O mundial de ciclismo de estrada está acontecendo nesta semana na Bélgica, mais precisamente na região Flandres Belgas. Um dos locais com maior investimento em infraestrutura para ciclistas no planeta.

Mobilidade é investimento
Com uma população de 6,4 milhões de pessoas (equivalente ao Rio de Janeiro ou pouco mais da metade da cidade de São Paulo), os Flandres possuem 2.650km de ciclovias de uso exclusivo e um investimento equivalente a 1,8 bilhões de reais por ano em infraestrutura para o ciclista até o ano de 2024. Em comparação a cidade de São Paulo investiu entre 2012 e 2016 cerca de 80 milhões (4%) e desde então o investimento caiu para R$135.000 ao ano em 2018. Não é pouco, é muito pouco.
Exemplo de ciclovia segregada nos Países Baixos:
https://web.facebook.com/dutchcyclingembassy/videos/1166484493813436
Ao criar infraestrutura para bicicletas nas cidades, reduzir a velocidade dos automóveis e eliminar vagas de estacionamento, a Bélgica cultiva a mentalidade do ciclista de amanhã.
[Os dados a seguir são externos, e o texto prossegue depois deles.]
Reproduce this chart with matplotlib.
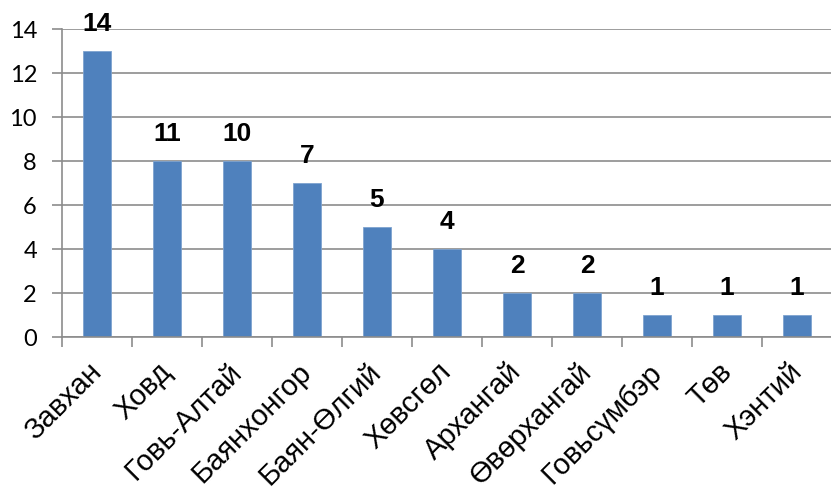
import numpy as np
import matplotlib.pyplot as plt

categories = ["Завхан", "Ховд", "Говь-Алтай", "Баянхонгор", "Баян-Өлгий", "Хөвсгөл",
              "Архангай", "Өвөрхангай", "Говьсүмбэр", "Төв", "Хэнтий"]
bar_values = [13, 8, 8, 7, 5, 4, 2, 2, 1, 1, 1]
label_values = [14, 11, 10, 7, 5, 4, 2, 2, 1, 1, 1]
y_ticks = [0, 2, 4, 6, 8, 10, 12, 14]

grid_color = "#8c8c8c"

fig = plt.figure(figsize=(8.31, 4.99), dpi=100)
ax = fig.add_axes([62 / 831, 162 / 499, 770 / 831, 308 / 499])

x = np.arange(len(categories))
ax.bar(x, bar_values, width=0.4, color="#4f81bd", edgecolor="#7ea3cf", linewidth=0.6, zorder=2)

for xi, bv, lv in zip(x, bar_values, label_values):
    ax.annotate(str(lv), (xi, bv), xytext=(0, 11), textcoords="offset points",
                ha="center", va="bottom", fontsize=19, fontweight="bold",
                family="Liberation Sans", zorder=3)

ax.set_xlim(-0.5, len(categories) - 0.5)
ax.set_ylim(0, 14)
ax.set_yticks(y_ticks)
ax.set_yticklabels([str(t) for t in y_ticks], fontsize=17, family="Lato")
ax.yaxis.grid(True, color=grid_color, linewidth=1.2, zorder=0)
ax.tick_params(axis="y", length=7, width=1.2, color=grid_color, pad=11)

ax.set_xticks(np.arange(len(categories) + 1) - 0.5)
ax.set_xticklabels([])
ax.tick_params(axis="x", length=7, width=1.2, color=grid_color)
for xi, name in zip(x, categories):
    ax.annotate(name, (xi, 0), xytext=(-7, -15), textcoords="offset points",
                ha="right", va="top", rotation=45, rotation_mode="anchor",
                fontsize=21, family="Liberation Sans", annotation_clip=False)

for side in ["top", "right"]:
    ax.spines[side].set_visible(False)
ax.spines["left"].set_color(grid_color)
ax.spines["bottom"].set_color(grid_color)
ax.spines["left"].set_linewidth(1.2)
ax.spines["bottom"].set_linewidth(1.2)

fig.savefig("out.png", dpi=100)
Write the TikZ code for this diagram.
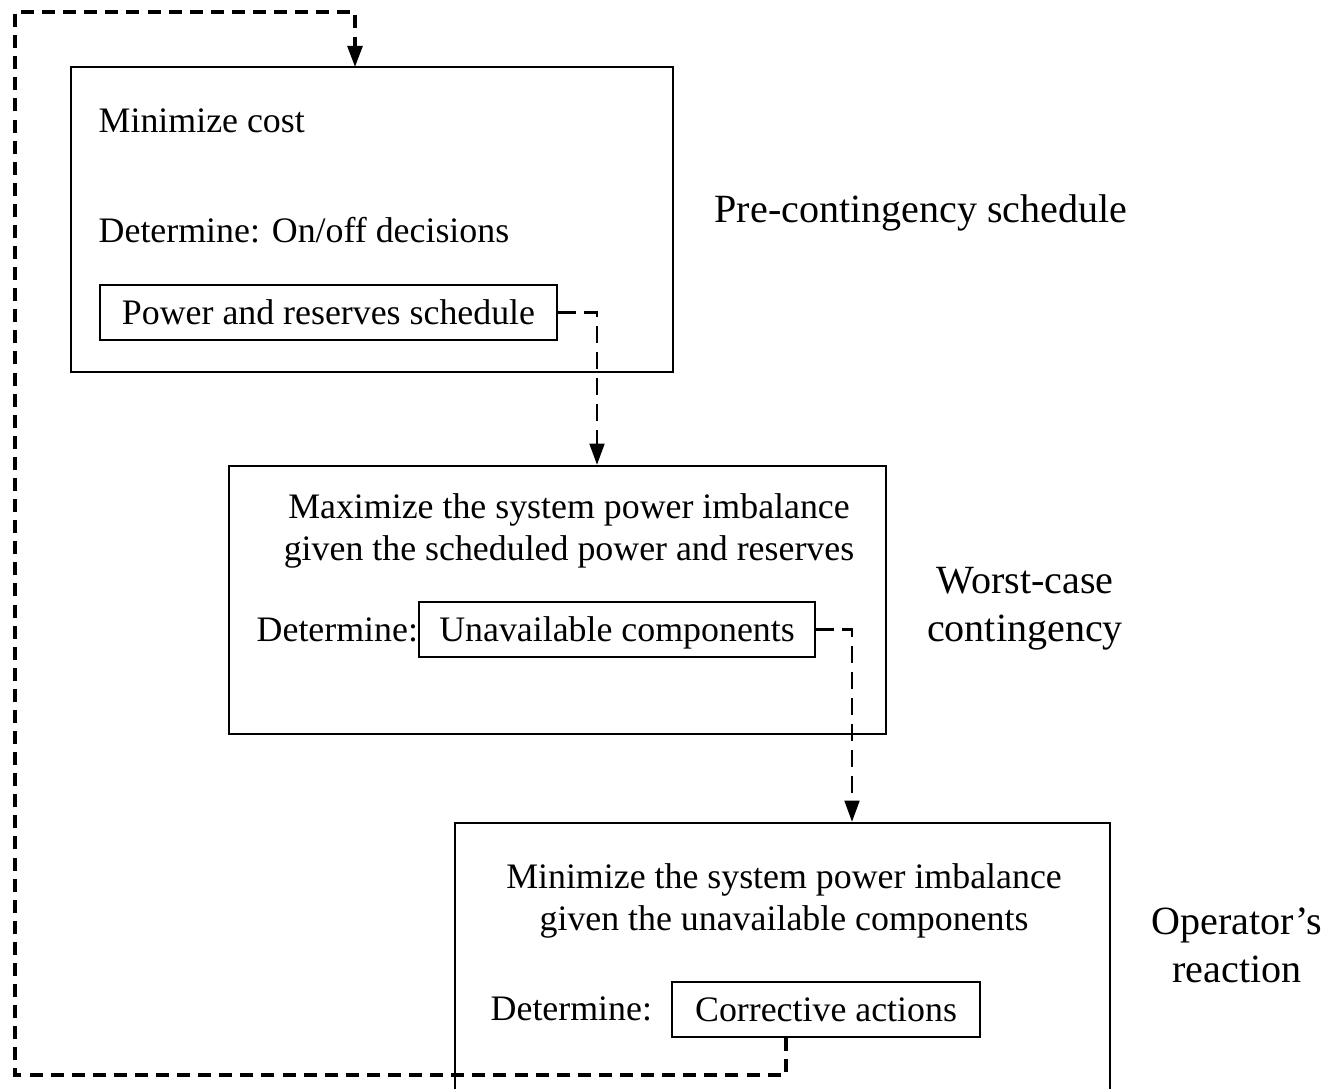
\documentclass[tikz,border=0pt]{standalone}
\usepackage{fontspec}
\setmainfont{Liberation Serif}
\usetikzlibrary{arrows.meta}
\begin{document}
\begin{tikzpicture}[
		stage/.style={draw, line width=0.7pt, minimum width=#1, inner sep=0pt},
		inbox/.style={draw, line width=0.7pt, minimum height=0.55cm, inner sep=0pt, text height=1.9ex, text depth=0.45ex, font=\fontsize{10.2}{12}\selectfont},
		txt/.style={inner sep=0pt, align=center, font=\fontsize{10.2}{12}\selectfont},
		lbl/.style={inner sep=0pt, align=center, font=\fontsize{11.4}{13.7}\selectfont},
		flow/.style={->, >={Triangle[length=6pt,width=4.2pt]}, line width=0.7pt, dash pattern=on 5pt off 2.4pt},
		feedback/.style={->, >={Triangle[length=6pt,width=4.2pt]}, line width=1pt, dash pattern=on 3.7pt off 2.3pt}
	]
	\useasboundingbox (0,0) rectangle (13.28,-10.88);

	% stages
	\node[stage=6.02cm, minimum height=3.05cm] (pre) at (3.72,-2.195) {};
	\node[stage=6.57cm, minimum height=2.68cm] (worst) at (5.575,-6.0) {};
	\node[stage=6.55cm, minimum height=2.77cm] (react) at (7.825,-9.615) {};

	% pre-contingency
	\node[txt, anchor=west] (mincost) at (0.98,-1.21) {Minimize cost};
	\node[txt, anchor=west] (onoff) at (0.98,-2.30) {Determine: On/off decisions};
	\node[inbox, minimum width=4.57cm] (sched) at (3.285,-3.125) {Power and reserves schedule};

	% worst case
	\node[txt] (maxim) at (5.69,-5.31) {Maximize the system power imbalance\\given the scheduled power and reserves};
	\node[txt, anchor=west] (det2) at (2.56,-6.30) {Determine:};
	\node[inbox, minimum width=3.96cm] (unavail) at (6.17,-6.295) {Unavailable components};

	% reaction
	\node[txt] (minim) at (7.84,-9.01) {Minimize the system power imbalance\\given the unavailable components};
	\node[txt, anchor=west] (det3) at (4.90,-10.09) {Determine:};
	\node[inbox, minimum width=3.08cm] (corr) at (8.26,-10.095) {Corrective actions};

	% side labels
	\node[lbl] (l1) at (9.21,-2.13) {Pre-contingency schedule};
	\node[lbl] (l2) at (10.25,-6.09) {Worst-case\\contingency};
	\node[lbl] (l3) at (12.37,-9.45) {Operator's\\reaction};

	% connectors
	\coordinate (k1) at (5.97,-3.125);
	\coordinate (k2) at (8.52,-6.295);
	\draw[flow] (sched.east) -- (k1) -- (k1 |- worst.north);
	\draw[flow] (unavail.east) -- (k2) -- (k2 |- react.north);

	\coordinate (fbs) at (7.86,-10.37);
	\coordinate (fbl) at (0.15,-10.75);
	\coordinate (fbt) at (0.15,-0.12);
	\coordinate (ftop) at (3.55,-0.67);
	\draw[feedback] (fbs |- corr.south) |- (fbl) -- (fbt) -| (ftop);
\end{tikzpicture}
\end{document}
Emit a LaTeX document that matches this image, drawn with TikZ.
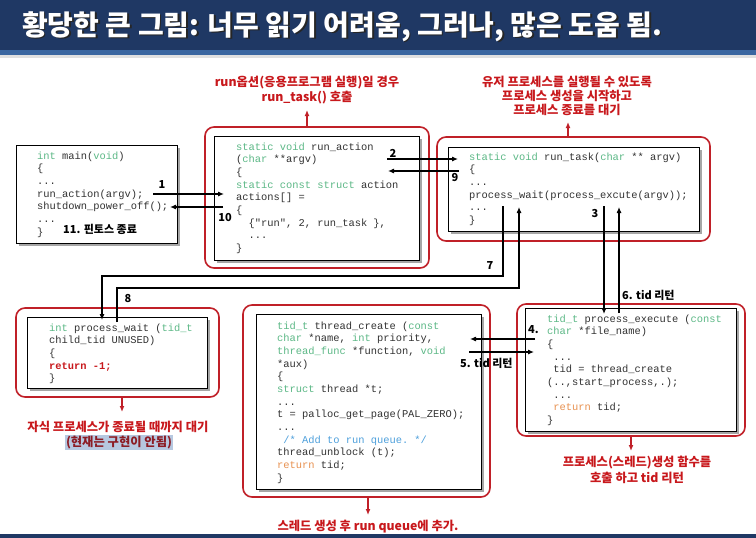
\documentclass[tikz,border=0pt]{standalone}
\usepackage{fontspec}
\setmonofont{Liberation Mono}
\newfontfamily\kr{Noto Sans CJK KR}
\usetikzlibrary{arrows.meta}
\definecolor{navy}{RGB}{31,56,100}
\definecolor{navylt}{RGB}{58,102,160}
\definecolor{redc}{RGB}{192,32,40}
\definecolor{redt}{RGB}{200,24,28}
\definecolor{kw}{RGB}{92,184,134}
\definecolor{cm}{RGB}{78,160,220}
\definecolor{rt}{RGB}{232,145,80}
\definecolor{codec}{RGB}{50,50,50}
\definecolor{hl}{RGB}{182,200,224}
\definecolor{maroonc}{RGB}{140,28,36}
\tikzset{
  redbox/.style={draw=redc, line width=1.6pt, rounded corners=9pt},
  codebox/.style={draw=black, line width=0.9pt, fill=white},
  shadowbox/.style={fill=black!35},
  code/.style={anchor=north west, align=left, inner sep=0pt, font=\ttfamily\fontsize{10.4}{12.65}\selectfont, text=codec},
  conn/.style={draw=black, line width=1.1pt, -{Latex[length=6pt,width=5pt]}},
  redarr/.style={draw=redc, line width=1.3pt, -{Latex[length=6pt,width=5pt]}},
  lbl/.style={font=\kr\bfseries\fontsize{12.3}{15}\selectfont, text=redt, inner sep=0pt, anchor=base},
  num/.style={font=\kr\bfseries\fontsize{11}{12}\selectfont, inner sep=0pt, text=black, anchor=base},
  ttl/.style={font=\kr\bfseries\fontsize{28}{32}\selectfont, inner sep=0pt, anchor=base west},
}
\newcommand\kwc[1]{\textcolor{kw}{#1}}
\newcommand\strutA{\rule{0pt}{9pt}}
\newcommand\cbox[4]{\fill[shadowbox] (#1+2.5,#2+2.5) rectangle (#3+2.5,#4+2.5); \draw[codebox] (#1,#2) rectangle (#3,#4);}
\begin{document}
\begin{tikzpicture}[x=1pt,y=-1pt]
\useasboundingbox (0,0) rectangle (756,538);
\fill[white] (0,0) rectangle (756,538);
% title bar
\fill[navy] (0,0) rectangle (756,50);
\fill[navylt] (0,50) rectangle (756,55);
\fill[black!12] (0,55) rectangle (756,58);
\node[ttl, text=black!85] (titsh) at (23.5,36.5) {황당한 큰 그림: 너무 읽기 어려움, 그러나, 많은 도움 됨.};
\node[ttl, text=white] (tit) at (22,35) {황당한 큰 그림: 너무 읽기 어려움, 그러나, 많은 도움 됨.};
% bottom line
\fill[navy] (0,534) rectangle (756,538);

% red outlines
\draw[redbox] (205,127) rectangle (429,268);
\draw[redbox] (437,137) rectangle (710,241);
\draw[redbox] (16,308) rectangle (219,397);
\draw[redbox] (243,305) rectangle (490,497);
\draw[redbox] (517,304) rectangle (745,436);

% code boxes
\cbox{16}{145}{177}{243}
\cbox{214}{136}{419}{260}
\cbox{448}{147}{699}{231}
\cbox{27}{317}{207}{388}
\cbox{256}{314}{481}{489}
\cbox{525}{308}{736}{431}

% code texts
\node[code] (mainc) at (37,150) {\strutA\kwc{int} main(\kwc{void})\\
\{\\
...\\
run\_action(argv);\\
shutdown\_power\_off();\\
...\\
\}};

\node[code] (actc) at (236,141) {\strutA\kwc{static void} run\_action\\
(\kwc{char} **argv)\\
\{\\
\kwc{static const struct} action\\
actions[] =\\
\{\\
\phantom{xx}\{"run", 2, run\_task \},\\
\phantom{xx}...\\
\}};

\node[code] (taskc) at (469,151) {\strutA\kwc{static void} run\_task(\kwc{char} ** argv)\\
\{\\
...\\
process\_wait(process\_excute(argv));\\
...\\
\}};

\node[code] (waitc) at (49,322) {\strutA\kwc{int} process\_wait (\kwc{tid\_t}\\
child\_tid UNUSED)\\
\{\\
\textcolor{redt}{\bfseries return -1;}\\
\}};

\node[code] (threadc) at (277,320) {\strutA\kwc{tid\_t} thread\_create (\kwc{const}\\
\kwc{char} *name, \kwc{int} priority,\\
\kwc{thread\_func} *function, \kwc{void}\\
*aux)\\
\{\\
\kwc{struct} thread *t;\\
...\\
t = palloc\_get\_page(PAL\_ZERO);\\
...\\
\phantom{x}\textcolor{cm}{/* Add to run queue. */}\\
thread\_unblock (t);\\
\textcolor{rt}{return} tid;\\
\}};

\node[code] (execc) at (547,313) {\strutA\kwc{tid\_t} process\_execute (\kwc{const}\\
\kwc{char} *file\_name)\\
\{\\
\phantom{x}...\\
\phantom{x}tid = thread\_create\\
(..,start\_process,.);\\
\phantom{x}...\\
\phantom{x}\textcolor{rt}{return} tid;\\
\}};

% red labels
\node[lbl] (la1) at (307,86.5) {run옵션(응용프로그램 실행)일 경우};
\node[lbl] (la2) at (307,101.5) {run\_task() 호출};
\node[lbl] (lb1) at (567,86) {유저 프로세스를 실행될 수 있도록};
\node[lbl] (lb2) at (567,100) {프로세스 생성을 시작하고};
\node[lbl] (lb3) at (567,114) {프로세스 종료를 대기};
\node[lbl] (lc1) at (118,431.5) {자식 프로세스가 종료될 때까지 대기};
\node[lbl, text=maroonc, fill=hl, inner sep=1pt] (lc2) at (119,446.5) {(현재는 구현이 안됨)};
\node[lbl] (ld1) at (368,530) {스레드 생성 후 run queue에 추가.};
\node[lbl] (le1) at (637,466.5) {프로세스(스레드)생성 함수를};
\node[lbl] (le2) at (637,482.5) {호출 하고 tid 리턴};

% red arrows
\coordinate (ra1) at (307,127); \coordinate (ra2) at (307,110);
\coordinate (rb1) at (568,137); \coordinate (rb2) at (568,122);
\coordinate (rc1) at (122,397); \coordinate (rc2) at (122,412);
\coordinate (rd1) at (368,497); \coordinate (rd2) at (368,515);
\coordinate (re1) at (631,436); \coordinate (re2) at (631,451);
\draw[redarr] (ra1) -- (ra2);
\draw[redarr] (rb1) -- (rb2);
\draw[redarr] (rc1) -- (rc2);
\draw[redarr] (rd1) -- (rd2);
\draw[redarr] (re1) -- (re2);

% connectors
\coordinate (c1a) at (153,194); \coordinate (c1b) at (224,194);
\coordinate (c10a) at (223,207); \coordinate (c10b) at (170,207);
\coordinate (c2a) at (387,159); \coordinate (c2b) at (458,159);
\coordinate (c9a) at (459,171); \coordinate (c9b) at (388,171);
\coordinate (c3a) at (604,206); \coordinate (c3b) at (604,314);
\coordinate (c6a) at (619,313); \coordinate (c6b) at (619,207);
\coordinate (c4a) at (535,339); \coordinate (c4b) at (470,339);
\coordinate (c5a) at (469,352); \coordinate (c5b) at (534,352);
\coordinate (c7a) at (503,206); \coordinate (c7b) at (102,320);
\coordinate (c8a) at (117,322); \coordinate (c8b) at (519,207);
\draw[conn] (c1a) -- (c1b);
\draw[conn] (c10a) -- (c10b);
\draw[conn] (c2a) -- (c2b);
\draw[conn] (c9a) -- (c9b);
\draw[conn] (c3a) -- (c3b);
\draw[conn] (c6a) -- (c6b);
\draw[conn] (c4a) -- (c4b);
\draw[conn] (c5a) -- (c5b);
\draw[conn] (c7a) -- (503,276) -- (102,276) -- (c7b);
\draw[conn] (c8a) -- (117,288) -- (519,288) -- (c8b);

% numbers
\node[num] (n1) at (162,188) {1};
\node[num] (n10) at (225,221) {10};
\node[num, anchor=base west] (n11) at (63,233) {11. 핀토스 종료};
\node[num] (n2) at (393,157) {2};
\node[num] (n9) at (455,181) {9};
\node[num] (n3) at (595,217) {3};
\node[num] (n7) at (490,269) {7};
\node[num] (n8) at (128,302) {8};
\node[num, anchor=base west] (n6) at (622,299) {6. tid 리턴};
\node[num, anchor=base west] (n4) at (528,333) {4.};
\node[num, anchor=base west] (n5) at (460,367) {5. tid 리턴};
\end{tikzpicture}
\end{document}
Ou seja do indivíduo que cresce acostumado a ter a bicicleta como opção. Os ganhos são inúmeros:
- Menor emissão de poluentes, resultando em melhor qualidade do ar das cidades.
- Maior percentual de adultos fisicamente ativos, combatendo o sedentarismo.
- Menos espaço e custo para guarda de veículos.
- Consequente menor custo de ampliação de vias e obras viárias.
A realidade brasileira patina mesmo na cidade com maior infraestrutura cicloviária do país
Enquanto isso em São Paulo, a propaganda vai lembrando que o ciclista possui 652km de ciclovias a disposição. Só não lembra que além de representar apenas 3,8% da quantidade de vias da cidade, a vasta maioria das ciclovias não são segregadas.
Ou seja o ciclista precisa conviver com um veículo em alta velocidade passando a poucos centímetros de seu corpo. A reação natural é que menos pessoas utilizem a bicicleta nessas ciclovias. E geralmente essas ciclovias com menor segurança são aquelas localizadas em locais de menor renda, ou seja o pobre sofre. Essa insegurança foi captada por uma pesquisa realizada pela Ciclocidade em 2016. Mais de 40% das entrevistas achavam muito perigoso pedalar em vias compartilhadas e 25% sentiam o mesmo temor em ciclovias e ciclofaixas.

O próprio material de divulgação da semana de mobilidade em São Paulo, utiliza a imagem de um caro de viadutos voltado especialmente para o transporte por veículos a combustão. A preocupação com a mobilidade a pé ou de bicicleta é praticamente nula.
É a partir desse ponto que podemos compreender a dificuldade em promover a mobilidade de forma ativa em grandes cidades. Dados da utilização de bicicletas no Brasil indicam que apenas 1% das viagens em cidades com mais de 1 milhão de habitantes são feitas de bicicleta. Enquanto isso cidades com menos de 100.000 habitantes tem cerca de 6% das viagens em bicicleta.

Na esteira do crescimento do uso da bicicleta na última década os atropelamentos de ciclistas disparou de 1.064 mortes em 2012 para 1.545 em 2018 (dados da Abramet). A redução da velocidade em vias urbanas é um caminho mundial. Nova Iorque nos EUA, Paris, Londres, são algumas das cidades que reduziram a velocidade máxima do automóvel nos últimos anos para 30km/h. Enquanto isso no Brasil, além da velocidade urbana chegar a 90km/h em muitas cidades. Ainda há falta de controle e ausência de campanhas educativas.
A cada 1km/h a menos na velocidade da via, há uma redução de 4% do risco de morte e 3% no risco de sinistro grave de trânsito. A propósito nós aqui no pelote ciclismo não utilizaremos mais o termo “acidentes” de trânsito, pois a norma brasileira ABNT NBR10.697/2020 determina a utilização do termo “sinistro de trânsito”, afinal o termo acidental implica na ausência de culpa, fato que raramente acontece.